* [Work to be completed]:
Pull out every line of the listing below where "this" appears.

* Start Dataset extract *

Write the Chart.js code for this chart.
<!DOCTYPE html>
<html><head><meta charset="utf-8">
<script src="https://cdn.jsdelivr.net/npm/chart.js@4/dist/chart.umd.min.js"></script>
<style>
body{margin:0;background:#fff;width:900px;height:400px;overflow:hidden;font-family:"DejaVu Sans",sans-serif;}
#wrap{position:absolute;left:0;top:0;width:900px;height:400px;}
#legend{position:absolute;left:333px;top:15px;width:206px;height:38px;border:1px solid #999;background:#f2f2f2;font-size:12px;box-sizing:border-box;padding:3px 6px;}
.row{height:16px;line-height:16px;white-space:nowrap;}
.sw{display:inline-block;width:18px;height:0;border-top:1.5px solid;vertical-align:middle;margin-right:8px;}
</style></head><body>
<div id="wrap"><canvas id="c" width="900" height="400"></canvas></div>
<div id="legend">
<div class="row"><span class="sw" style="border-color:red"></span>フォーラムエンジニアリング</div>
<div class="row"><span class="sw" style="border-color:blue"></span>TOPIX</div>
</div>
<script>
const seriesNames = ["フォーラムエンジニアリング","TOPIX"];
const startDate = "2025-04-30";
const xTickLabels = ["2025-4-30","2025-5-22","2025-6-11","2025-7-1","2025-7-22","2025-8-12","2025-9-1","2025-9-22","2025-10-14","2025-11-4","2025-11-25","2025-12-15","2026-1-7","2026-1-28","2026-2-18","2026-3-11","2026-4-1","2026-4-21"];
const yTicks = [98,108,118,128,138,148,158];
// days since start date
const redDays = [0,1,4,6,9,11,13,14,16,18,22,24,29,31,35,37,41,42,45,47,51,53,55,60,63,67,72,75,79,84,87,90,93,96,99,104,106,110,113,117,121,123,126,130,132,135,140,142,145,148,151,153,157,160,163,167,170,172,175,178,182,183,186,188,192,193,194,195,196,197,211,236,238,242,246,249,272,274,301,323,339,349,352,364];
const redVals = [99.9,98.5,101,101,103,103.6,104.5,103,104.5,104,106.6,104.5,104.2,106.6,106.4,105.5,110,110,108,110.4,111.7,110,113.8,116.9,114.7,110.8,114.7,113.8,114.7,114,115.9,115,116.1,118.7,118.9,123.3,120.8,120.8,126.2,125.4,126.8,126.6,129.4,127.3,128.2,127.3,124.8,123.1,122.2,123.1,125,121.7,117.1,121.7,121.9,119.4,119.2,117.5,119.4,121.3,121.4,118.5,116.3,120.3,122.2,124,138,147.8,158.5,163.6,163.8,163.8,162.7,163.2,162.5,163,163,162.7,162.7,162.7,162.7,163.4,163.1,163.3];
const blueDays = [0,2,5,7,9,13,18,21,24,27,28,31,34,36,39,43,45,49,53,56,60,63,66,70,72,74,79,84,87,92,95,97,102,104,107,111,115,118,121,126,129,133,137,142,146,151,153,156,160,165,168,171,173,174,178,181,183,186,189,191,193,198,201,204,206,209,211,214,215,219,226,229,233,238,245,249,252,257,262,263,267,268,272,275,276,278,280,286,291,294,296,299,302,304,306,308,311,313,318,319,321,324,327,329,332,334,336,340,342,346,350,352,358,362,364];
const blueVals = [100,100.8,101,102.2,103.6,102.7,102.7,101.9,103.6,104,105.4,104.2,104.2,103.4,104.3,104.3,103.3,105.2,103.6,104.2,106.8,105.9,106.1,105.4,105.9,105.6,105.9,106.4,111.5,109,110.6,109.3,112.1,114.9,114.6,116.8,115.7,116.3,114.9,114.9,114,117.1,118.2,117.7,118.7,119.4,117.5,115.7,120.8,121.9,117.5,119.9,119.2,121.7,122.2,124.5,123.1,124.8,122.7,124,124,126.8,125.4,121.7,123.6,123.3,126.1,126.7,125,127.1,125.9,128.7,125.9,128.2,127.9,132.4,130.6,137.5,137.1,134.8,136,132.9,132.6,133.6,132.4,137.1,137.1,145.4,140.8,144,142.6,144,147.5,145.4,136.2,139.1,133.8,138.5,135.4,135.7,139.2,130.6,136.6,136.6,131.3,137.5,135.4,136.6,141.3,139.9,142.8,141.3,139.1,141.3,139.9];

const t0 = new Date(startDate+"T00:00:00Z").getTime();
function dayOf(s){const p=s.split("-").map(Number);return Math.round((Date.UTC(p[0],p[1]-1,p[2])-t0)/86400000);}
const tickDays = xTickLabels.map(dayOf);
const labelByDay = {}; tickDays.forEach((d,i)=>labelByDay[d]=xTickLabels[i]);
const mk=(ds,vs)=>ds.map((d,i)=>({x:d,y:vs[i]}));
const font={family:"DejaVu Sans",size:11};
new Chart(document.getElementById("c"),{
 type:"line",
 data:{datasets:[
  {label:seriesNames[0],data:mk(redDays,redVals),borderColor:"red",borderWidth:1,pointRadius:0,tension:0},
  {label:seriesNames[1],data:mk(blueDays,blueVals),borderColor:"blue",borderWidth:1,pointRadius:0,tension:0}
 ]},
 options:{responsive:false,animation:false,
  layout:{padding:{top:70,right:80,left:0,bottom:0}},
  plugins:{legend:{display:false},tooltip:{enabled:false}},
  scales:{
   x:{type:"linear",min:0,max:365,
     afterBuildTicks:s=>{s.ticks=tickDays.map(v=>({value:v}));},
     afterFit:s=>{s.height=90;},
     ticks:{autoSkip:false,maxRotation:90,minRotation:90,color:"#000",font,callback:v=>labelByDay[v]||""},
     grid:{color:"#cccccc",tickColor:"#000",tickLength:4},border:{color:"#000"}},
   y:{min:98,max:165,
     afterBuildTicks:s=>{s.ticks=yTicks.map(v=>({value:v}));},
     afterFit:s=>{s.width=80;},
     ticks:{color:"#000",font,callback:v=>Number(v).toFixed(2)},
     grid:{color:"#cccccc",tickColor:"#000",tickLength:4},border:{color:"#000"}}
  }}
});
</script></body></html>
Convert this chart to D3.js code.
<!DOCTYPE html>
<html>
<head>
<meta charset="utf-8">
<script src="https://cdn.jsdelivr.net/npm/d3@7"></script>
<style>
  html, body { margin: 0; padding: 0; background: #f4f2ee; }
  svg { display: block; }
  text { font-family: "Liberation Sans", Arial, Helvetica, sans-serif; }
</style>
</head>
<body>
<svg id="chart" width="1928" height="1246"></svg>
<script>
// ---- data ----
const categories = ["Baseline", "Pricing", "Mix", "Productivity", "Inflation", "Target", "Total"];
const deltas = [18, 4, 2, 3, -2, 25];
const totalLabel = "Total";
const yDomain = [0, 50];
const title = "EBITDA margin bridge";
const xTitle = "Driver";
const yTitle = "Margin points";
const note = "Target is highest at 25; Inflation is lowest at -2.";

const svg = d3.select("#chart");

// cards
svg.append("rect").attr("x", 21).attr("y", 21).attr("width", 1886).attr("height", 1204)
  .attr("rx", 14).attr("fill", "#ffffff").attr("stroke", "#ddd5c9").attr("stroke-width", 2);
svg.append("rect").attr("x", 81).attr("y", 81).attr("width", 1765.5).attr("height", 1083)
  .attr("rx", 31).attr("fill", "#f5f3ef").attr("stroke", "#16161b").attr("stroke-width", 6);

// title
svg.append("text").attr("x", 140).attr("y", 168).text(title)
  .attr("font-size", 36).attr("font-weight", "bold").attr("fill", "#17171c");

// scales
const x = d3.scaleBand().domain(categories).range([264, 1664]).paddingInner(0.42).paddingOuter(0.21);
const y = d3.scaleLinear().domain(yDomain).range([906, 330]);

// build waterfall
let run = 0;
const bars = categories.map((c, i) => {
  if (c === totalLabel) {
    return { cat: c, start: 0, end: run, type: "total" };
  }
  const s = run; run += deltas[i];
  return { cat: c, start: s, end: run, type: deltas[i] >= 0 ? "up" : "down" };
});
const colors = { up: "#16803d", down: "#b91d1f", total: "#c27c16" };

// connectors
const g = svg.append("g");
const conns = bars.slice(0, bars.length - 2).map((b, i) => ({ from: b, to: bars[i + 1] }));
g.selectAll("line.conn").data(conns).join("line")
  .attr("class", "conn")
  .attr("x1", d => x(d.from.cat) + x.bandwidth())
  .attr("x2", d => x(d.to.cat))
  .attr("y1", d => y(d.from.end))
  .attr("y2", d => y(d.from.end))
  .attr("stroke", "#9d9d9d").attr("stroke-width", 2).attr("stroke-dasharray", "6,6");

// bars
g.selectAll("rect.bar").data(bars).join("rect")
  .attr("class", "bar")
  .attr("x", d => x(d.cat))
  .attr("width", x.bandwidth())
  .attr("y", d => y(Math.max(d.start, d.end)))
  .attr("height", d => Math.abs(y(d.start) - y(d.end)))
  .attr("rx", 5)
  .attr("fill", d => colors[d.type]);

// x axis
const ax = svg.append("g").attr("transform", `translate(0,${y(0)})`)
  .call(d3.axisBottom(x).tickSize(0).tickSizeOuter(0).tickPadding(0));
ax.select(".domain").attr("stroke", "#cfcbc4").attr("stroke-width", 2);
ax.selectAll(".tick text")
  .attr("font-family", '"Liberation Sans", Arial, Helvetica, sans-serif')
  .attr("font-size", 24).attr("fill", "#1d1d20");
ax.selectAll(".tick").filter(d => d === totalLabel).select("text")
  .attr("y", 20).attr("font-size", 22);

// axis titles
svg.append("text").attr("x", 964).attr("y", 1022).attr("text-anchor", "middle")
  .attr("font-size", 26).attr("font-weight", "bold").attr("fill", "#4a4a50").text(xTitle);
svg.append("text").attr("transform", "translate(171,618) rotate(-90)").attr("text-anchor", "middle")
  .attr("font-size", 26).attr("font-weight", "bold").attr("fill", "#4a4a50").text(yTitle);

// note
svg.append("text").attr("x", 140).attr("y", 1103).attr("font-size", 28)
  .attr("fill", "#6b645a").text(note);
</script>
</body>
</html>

* End Dataset extract *

* [Result]:
Write the Chart.js code for this chart.
Convert this chart to D3.js code.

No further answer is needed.